Facebook has announced yet another initiative to clamp down on the number of spammy posts appearing in your News Feed.
The social networking giant has identified what is calls “engagement bait,” which are posts that specifically solicit actions on the part of the users, such as asking them to “like” the post if they agree with it, or comment / share it if they meet the criteria laid out in the content.
Facebook gives a handful of examples to illustrate what it means by “engagement baiting,” including “vote baiting,” “react baiting,” and “share baiting,” which include “Like this if you’re an Aries,” or “Share with 10 friends for a chance to win a new convertible.”
Above: Engagement bait examples
So why is Facebook averse to people and pages sharing such content? Well, it all comes down to its desire to promote higher-quality “authentic” content. Engagement baiting is often used as a means to game Facebook’s algorithms — if people are liking, commenting, or sharing a post, Facebook uses this as a signal that the post is organically popular, and hence it may automatically show the posts to even more users as a result. However, users may simply have reacted to a post because they were asked to, without actually considering whether the post was worth engaging with — and this is the scenario that Facebook is looking to prevent.
“To help us foster more authentic engagement, teams at Facebook have reviewed and categorized hundreds of thousands of posts to inform a machine learning model that can detect different types of engagement bait,” noted Facebook in a blog post. “Posts that use this tactic will be shown less in News Feed.”

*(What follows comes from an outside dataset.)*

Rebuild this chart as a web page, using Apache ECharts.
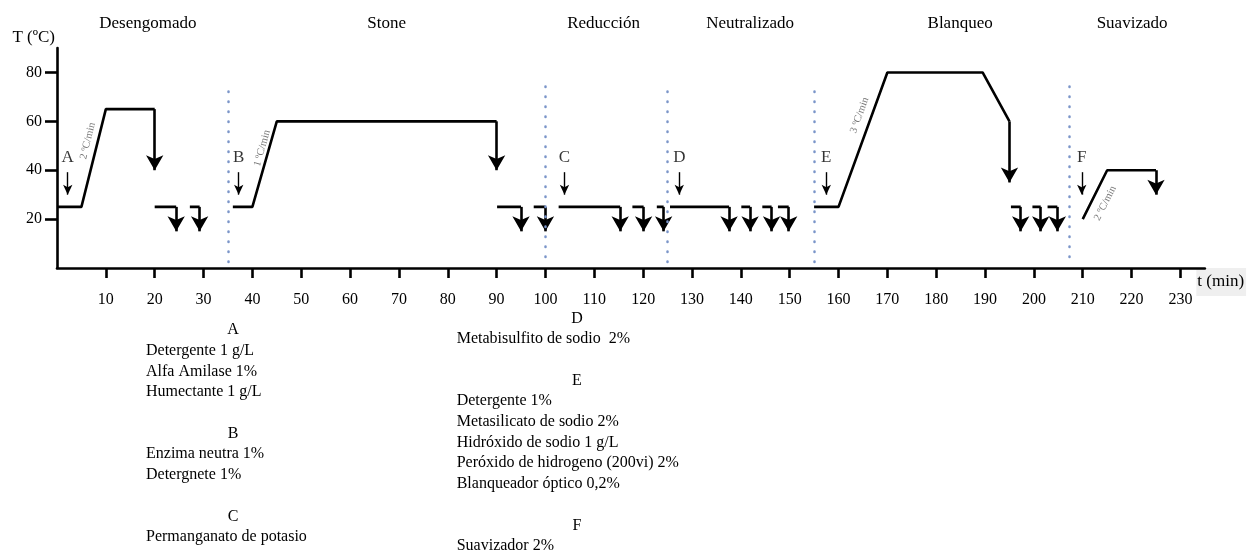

Once a focal point for friends to interact with each other, Facebook has emerged as a gargantuan information sharing machine, with companies, marketers, and spammers the world over looking to garner as many eyeballs as possible. So Facebook has been pushing to improve its stickiness with users by bringing authenticity back to center stage, and part of this has involved pushing clickbait to the sidelines, and using AI to hide misleading, sensational and spammy posts from your timeline.
Facebook has also been testing a new mechanism that would essentially divide the News Feed in two, splitting commercial posts from personal news, though this could simply be a way to get advertisers to pay more to have their posts appear in users’ personal News Feed.
Facebook is quick to point out that News Feed posts that ask for recommendations, help, or advice won’t be impacted adversely by its latest algorithm changes. But in the coming weeks, it will begin to enforce “stricter demotions” on Pages that use engagement bait to game Facebook.
“We will roll out this Page-level demotion over the course of several weeks to give publishers time to adapt and avoid inadvertently using engagement bait in their posts,” the company said. “Page Admins should continue to focus on posting relevant and meaningful stories that do not use engagement bait tactics.”